Norman Bluhm Untitled courtesy TAYLOR | GRAHAM Gallery
Norman Bluhm Untitled courtesy TAYLOR | GRAHAM Gallery

Abstract Expressionist and action painter Norman Bluhm lived the life of an globe-trotting artist—from Chicago to Paris to New York—as he engaged with the art of the time, deliberately placing himself and his work within the larger context of art history. Despite what was richly prolific and celebrated life, why haven’t you heard of him?

A staunch idealist now considered a quintessential “painter’s painter,” Bluhm refused to compromise as tastes shifted, sticking to his guns with a style that art audiences saw as retrograde. Now, over a decade after his death, perhaps we can revisit this singular oeuvre with more objectivity, and appreciate his impact on American art.

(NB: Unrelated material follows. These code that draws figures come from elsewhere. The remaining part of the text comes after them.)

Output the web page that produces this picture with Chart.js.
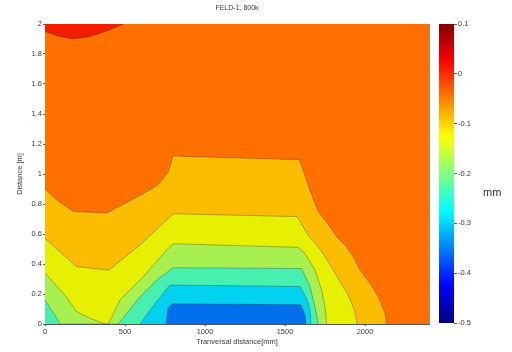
<!DOCTYPE html>
<html>
<head>
<meta charset="utf-8">
<script src="https://cdn.jsdelivr.net/npm/chart.js@4/dist/chart.umd.min.js"></script>
<style>
  html, body { margin: 0; padding: 0; background: #fff; }
  #wrap { position: relative; width: 512px; height: 352px; overflow: hidden; background: #fff; }
  #main { position: absolute; left: 0; top: 0; }
  #cbar { position: absolute; left: 430px; top: 0; }
  #unit { position: absolute; left: 483px; top: 186px; font: 11px "Liberation Sans", Arial, sans-serif; color: #333; }
</style>
</head>
<body>
<div id="wrap">
  <canvas id="main" width="512" height="352"></canvas>
  <canvas id="cbar" width="82" height="352"></canvas>
  <div id="unit">mm</div>
</div>
<script>
// Settlement field, filled contours. Each iso-line below is given as
// (transversal distance [mm], distance [m]) pairs; the band below a line
// holds values lower than that line's level.

const xTicks = [0, 500, 1000, 1500, 2000];
const yTicks = [0, 0.2, 0.4, 0.6, 0.8, 1, 1.2, 1.4, 1.6, 1.8, 2];
const cbTicks = [-0.5, -0.4, -0.3, -0.2, -0.1, 0, 0.1];

const xRange = [0, 2400];
const yRange = [0, 2];
const cRange = [-0.5, 0.1];

// field extent (level band -0.05 .. 0)
const fieldX = [0, 2400];
const fieldY = [2, 2];

// level 0 (values above it at the top left)
const iso000X = [0, 80, 170, 280, 390, 490];
const iso000Y = [1.95, 1.92, 1.90, 1.915, 1.955, 2.0];

// level -0.05
const iso005X = [0, 70, 177, 385, 600, 708, 771, 800, 1590, 1656, 1708, 1781, 1823, 1885, 1927, 1969, 2031, 2083, 2125, 2135];
const iso005Y = [0.90, 0.83, 0.75, 0.74, 0.86, 0.93, 1.015, 1.12, 1.095, 0.893, 0.749, 0.649, 0.582, 0.515, 0.449, 0.36, 0.271, 0.182, 0.071, 0];

// level -0.10
const iso010X = [0, 198, 400, 594, 802, 1575, 1646, 1725, 1790, 1850, 1892, 1935, 1950];
const iso010Y = [0.571, 0.382, 0.36, 0.527, 0.735, 0.716, 0.59, 0.49, 0.38, 0.27, 0.2, 0.09, 0];

// level -0.15
const iso015X = [0, 125, 198, 281, 375, 395, 469, 615, 760, 802, 1583, 1625, 1687, 1729, 1750, 1760];
const iso015Y = [0.338, 0.193, 0.082, 0.038, 0, 0, 0.16, 0.315, 0.493, 0.535, 0.511, 0.47, 0.36, 0.227, 0.116, 0];

// level -0.20
const iso020X = [0, 62, 94, 458, 594, 698, 800, 1604, 1656, 1687, 1708];
const iso020Y = [0.16, 0.06, 0, 0, 0.182, 0.293, 0.375, 0.37, 0.25, 0.116, 0];

// level -0.25
const iso025X = [594, 690, 781, 1594, 1635, 1656, 1662];
const iso025Y = [0, 0.14, 0.26, 0.25, 0.17, 0.1, 0];

// level -0.30
const iso030X = [755, 770, 800, 1600, 1625, 1632];
const iso030Y = [0, 0.11, 0.135, 0.128, 0.06, 0];

const FONT = "'Liberation Sans', Arial, Helvetica, sans-serif";
const TEXT = '#3c3c3c';
const EDGE = 'rgba(50,50,50,0.45)';

// MATLAB-style jet colormap, f in [0,1]
function jet(f) {
  const c = v => Math.round(255 * Math.max(0, Math.min(1, v)));
  const r = Math.min(4 * f - 1.5, -4 * f + 4.5);
  const g = Math.min(4 * f - 0.5, -4 * f + 3.5);
  const b = Math.min(4 * f + 0.5, -4 * f + 2.5);
  return `rgb(${c(r)},${c(g)},${c(b)})`;
}

const bandColor = {
  above0: '#f21c00',
  m005: '#ff7000',
  m010: '#fcbc00',
  m015: '#e6f000',
  m020: '#a8f050',
  m025: '#48f0b0',
  m030: '#00d2f0',
  low: '#0070ec'
};

function pts(xs, ys) { return xs.map((x, i) => ({ x, y: ys[i] })); }
function band(label, xs, ys, color, fill, bw) {
  return {
    label, data: pts(xs, ys), fill,
    backgroundColor: color, borderColor: EDGE,
    borderWidth: bw === undefined ? 0.8 : bw,
    pointRadius: 0, tension: 0
  };
}

// first dataset is painted last (on top)
const datasets = [
  band('> 0', iso000X, iso000Y, bandColor.above0, 'end'),
  band('< -0.30', iso030X, iso030Y, bandColor.low, 'origin'),
  band('< -0.25', iso025X, iso025Y, bandColor.m030, 'origin'),
  band('< -0.20', iso020X, iso020Y, bandColor.m025, 'origin'),
  band('< -0.15', iso015X, iso015Y, bandColor.m020, 'origin'),
  band('< -0.10', iso010X, iso010Y, bandColor.m015, 'origin'),
  band('< -0.05', iso005X, iso005Y, bandColor.m010, 'origin'),
  band('field', fieldX, fieldY, bandColor.m005, 'origin', 0)
];

const tickFont = { family: FONT, size: 7.5 };
const setTicks = arr => s => { s.ticks = arr.map(v => ({ value: v })); };
const plain = v => String(Math.round(v * 100) / 100);

new Chart(document.getElementById('main'), {
  type: 'line',
  data: { datasets },
  options: {
    responsive: false,
    animation: false,
    events: [],
    layout: { padding: { left: 0, right: 83, top: 0, bottom: 0 } },
    plugins: {
      legend: { display: false },
      tooltip: { enabled: false },
      title: {
        display: true, text: 'FELD-1, 800k', fullSize: false,
        font: { family: FONT, size: 7, weight: 'normal' }, color: TEXT,
        padding: { top: 4, bottom: 11.6 }
      }
    },
    scales: {
      x: {
        type: 'linear', min: xRange[0], max: xRange[1],
        afterBuildTicks: setTicks(xTicks),
        afterFit: s => { s.height = 28; },
        grid: { display: true, drawOnChartArea: false, drawTicks: true, tickLength: 2, color: '#666' },
        border: { display: true, color: '#555', width: 1 },
        ticks: { font: tickFont, color: TEXT, padding: 1, maxRotation: 0, autoSkip: false, callback: plain },
        title: { display: true, text: 'Tranversal distance[mm]', font: tickFont, color: TEXT, padding: { top: 0, bottom: 5.5 } }
      },
      y: {
        type: 'linear', min: yRange[0], max: yRange[1],
        afterBuildTicks: setTicks(yTicks),
        afterFit: s => { s.width = 45; },
        grid: { display: true, drawOnChartArea: false, drawTicks: true, tickLength: 2, color: '#666' },
        border: { display: true, color: '#555', width: 1 },
        ticks: { font: tickFont, color: TEXT, padding: 1, autoSkip: false, callback: plain },
        title: { display: true, text: 'Distance [m]', font: tickFont, color: TEXT, padding: { top: 15.5, bottom: 0 } }
      },
      xTop: {
        type: 'linear', position: 'top', min: xRange[0], max: xRange[1],
        afterFit: s => { s.height = 0; },
        grid: { display: false, drawTicks: false },
        border: { display: true, color: '#555', width: 1 },
        ticks: { display: false }
      },
      yRight: {
        type: 'linear', position: 'right', min: yRange[0], max: yRange[1],
        afterFit: s => { s.width = 0; },
        grid: { display: false, drawTicks: false },
        border: { display: true, color: '#777', width: 0.8 },
        ticks: { display: false }
      }
    }
  }
});

// colour bar: one floating bar spanning the colour range, painted with jet
function jetGradient(ctx) {
  const chart = ctx.chart;
  const s = chart.scales && chart.scales.y;
  if (!s || !chart.chartArea) return jet(0.5);
  const g = chart.ctx.createLinearGradient(0, s.getPixelForValue(cRange[0]), 0, s.getPixelForValue(cRange[1]));
  for (let i = 0; i <= 64; i++) g.addColorStop(i / 64, jet(i / 64));
  return g;
}

new Chart(document.getElementById('cbar'), {
  type: 'bar',
  data: {
    labels: [''],
    datasets: [{
      data: [[cRange[0], cRange[1]]],
      backgroundColor: jetGradient,
      borderWidth: 0,
      barPercentage: 1,
      categoryPercentage: 1
    }]
  },
  options: {
    responsive: false,
    animation: false,
    events: [],
    layout: { padding: { left: 9, right: 0, top: 24, bottom: 29 } },
    plugins: { legend: { display: false }, tooltip: { enabled: false } },
    scales: {
      x: { display: false },
      y: {
        position: 'right', min: cRange[0], max: cRange[1],
        afterBuildTicks: setTicks(cbTicks),
        afterFit: s => { s.width = 58; },
        grid: { display: true, drawOnChartArea: false, drawTicks: true, tickLength: 3, color: '#666' },
        border: { display: false },
        ticks: { font: tickFont, color: TEXT, padding: 1, autoSkip: false, callback: v => String(Math.round(v * 10) / 10) }
      }
    }
  }
});
</script>
</body>
</html>
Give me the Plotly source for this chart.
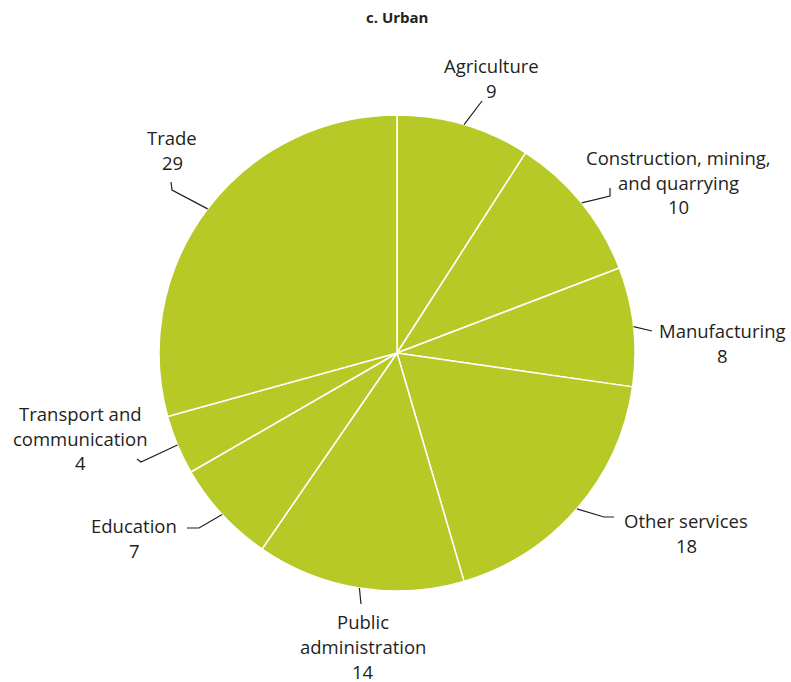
import math
import plotly.graph_objects as go

# Urban employment by sector (percent)
sectors = ["Agriculture", "Construction, mining, and quarrying", "Manufacturing",
           "Other services", "Public administration", "Education",
           "Transport and communication", "Trade"]
shares = [9, 10, 8, 18, 14, 7, 4, 29]
label_lines = [["Agriculture"], ["Construction, mining,", "and quarrying"], ["Manufacturing"],
               ["Other services"], ["Public", "administration"], ["Education"],
               ["Transport and", "communication"], ["Trade"]]

W, H = 791, 682
CX, CY, R = 397, 353, 238
GREEN = "#b7c927"
INK = "#231f20"
FONT = "Open Sans"

# leader-line bends (px) and text anchor (centre x, first line y) per sector
bends = [
    [(482, 101)],
    [(610, 196), (610, 188)],
    [(652, 331)],
    [(604, 517), (614, 517)],
    [(361, 604)],
    [(199, 528), (187, 528)],
    [(141, 462), (137, 459)],
    [(172, 190), (171, 182)],
]
text_pos = [(491, 65), (678, 157), (722, 330), (686, 520), (363, 621),
            (134, 525), (80, 413), (172, 137)]
LINE_GAP = 25


def px(x):
    return x / W


def py(y):
    return 1 - y / H


fig = go.Figure(go.Pie(
    labels=sectors, values=shares, sort=False, direction="clockwise", rotation=0,
    marker=dict(colors=[GREEN] * len(shares), line=dict(color="white", width=1.5)),
    textinfo="none", hoverinfo="label+value", showlegend=False,
    domain=dict(x=[px(CX - R), px(CX + R)], y=[py(CY + R), py(CY - R)]),
))

total = sum(shares)
shapes, annotations = [], []
cum = 0
for i, v in enumerate(shares):
    mid = (cum + v / 2) / total * 2 * math.pi
    cum += v
    sx, sy = CX + R * math.sin(mid), CY - R * math.cos(mid)
    pts = [(sx, sy)] + bends[i]
    path = "M " + " L ".join(f"{px(x)},{py(y)}" for x, y in pts)
    shapes.append(dict(type="path", path=path, xref="paper", yref="paper",
                       line=dict(color=INK, width=1.2)))
    tx, ty = text_pos[i]
    for j, line in enumerate(label_lines[i] + [str(v)]):
        annotations.append(dict(text=line, x=px(tx), y=py(ty + j * LINE_GAP),
                                xref="paper", yref="paper", showarrow=False,
                                xanchor="center", yanchor="middle",
                                font=dict(family=FONT, size=18.5, color=INK)))

annotations.append(dict(text="<b>c. Urban</b>", x=px(397), y=py(17), xref="paper", yref="paper",
                        showarrow=False, xanchor="center", yanchor="middle",
                        font=dict(family=FONT, size=15, color=INK)))

fig.update_layout(width=W, height=H, margin=dict(l=0, r=0, t=0, b=0),
                  paper_bgcolor="white", plot_bgcolor="white",
                  shapes=shapes, annotations=annotations)
fig.write_html("out.html")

Bluhm grew up in Chicago in relatively humble circumstances but excelled academically, going on to study architecture at the Armour (now Illinois) Institute of Technology under Mies van der Rohe at the tender age of 16. During his studies at the Institute, he would spend time in the presence of landmark architects such as Frank Lloyd Wright, and developed a fascination for the Bauhaus school.

After being drafted in to the US Air Force to fight in the Second World War, Bluhm returned to the United States severely injured and emotionally devastated. His brother, who was also joined the Air Force, had lost his life during battle in Germany. Soon after he had returned and recovered, Bluhm would give up his architectural studies before leaving for Italy to devote himself to studying fine art at the Academia de Belle Arte in Florence.

“[I thought] maybe, I’ll do a Mies-type garage one day, or a Mies-type drug store; but I’d be nothing but a little Mies because I somehow didn’t feel even any individual arrogance about architecture,” he said in his oral history interview with the Smithsonian in 1969. “I admired it, I loved it. I still do. I like architecture. But I felt I would never make even an interesting architect.“

Norman Bluhm, Untitled (1960). Courtesy of Washburn Gallery

After completing his studies in Italy, Bluhm would move to Paris to attend the famed Ecole des Beaux Arts. During his time living in the French capital, Bluhm began to mingle with avant-garde artists like Paul Eluard, Pablo Picasso, and Alberto Giacometti, even appearing in Jean Cocteau’s landmark 1969 film Orphée. In this way, he experienced painting directly from not just the great artists of the past in Parisian museums, but also from the contemporary artists breaking new ground in the medium. Bluhm would also meet his first wife before returning to the United States in the mid-1950s.

Norman Bluhm,  Untitled (1966). Courtesy of Galerie Ziegler SA.

It was during this time that his paintings became increasingly abstract and active, utilizing frenetic splashes and drips that were inspired by the new American Abstract Expressionism popularized by artists like Willem de Kooning. Throughout his career, Bluhm looked to the history of art and mined his extensive knowledge of it to create deeply personal work with a passion for exploring the limits of painting.

One of his favorite subjects was the nude, of which he painted many in his signature gestural style. His aesthetic and technique continued to evolve throughout his life, rejecting the idea of working within the zeitgeist to sell paintings. By the 1960s, Pop Art was dominating the conversation, but Bluhm found it dull. He was resolutely more concerned with exploring his relationship with paint, citing Impressionist  Jean-Baptiste-Camille Corot and Realist painter Gustave Courbet as his heroes.

“Not in painting, in their style or in the style of their period, but in the spiritual and the light of them and certain crystal elements which Corot or Courbet each different in another way. I was very involved in them. And I tried to paint big landscapes with this kind of feeling about light.”

Norman Bluhm,  Untitled (A7010) (1976). Courtesy of Findlay Galleries.

His gestures loosened in the 1960s, as he produced sparse gestural works with perhaps one or two large splashes of paint across the canvas. Bluhm’s practice changed further in the following decade as he increased his scale, rendering huge abstract works with more of a formal quality than his previous paintings. By the 1980s, his palette had intensified, with colors becoming brighter and more saturated in huge, ambitious diptych and triptychs. It was this series that saw the artist gain a sudden surge in popularity, just before his death in 1999.

Norman Bluhm,  Byzantine Windows (1992). Courtesy of Los Angeles Modern Auctions.

These paintings, containing overt religious references and imagery, represented a major departure from his earlier work. Although still wildly gestural, they are more decidedly more representational and often feature hints of the nudes from his earliest canvases.

Despite how revered Bluhm’s work is among other painters, his oeuvre is not widely known—despite being prominently featured in museum collections around the world, notably including The Museum of Modern Art in New York and MOCA in Los Angeles. The retrospective “The Late Paintings of Norman Bluhm,” held at the Station Museum of Contemporary Art in Houston in 2007, renewed interest in this landmark American artist. Perhaps with hindsight, more people will pick up on the talent of an artist who refused to play the commercial art game. Until then, enjoy being one of the few that knows Norman Bluhm by name.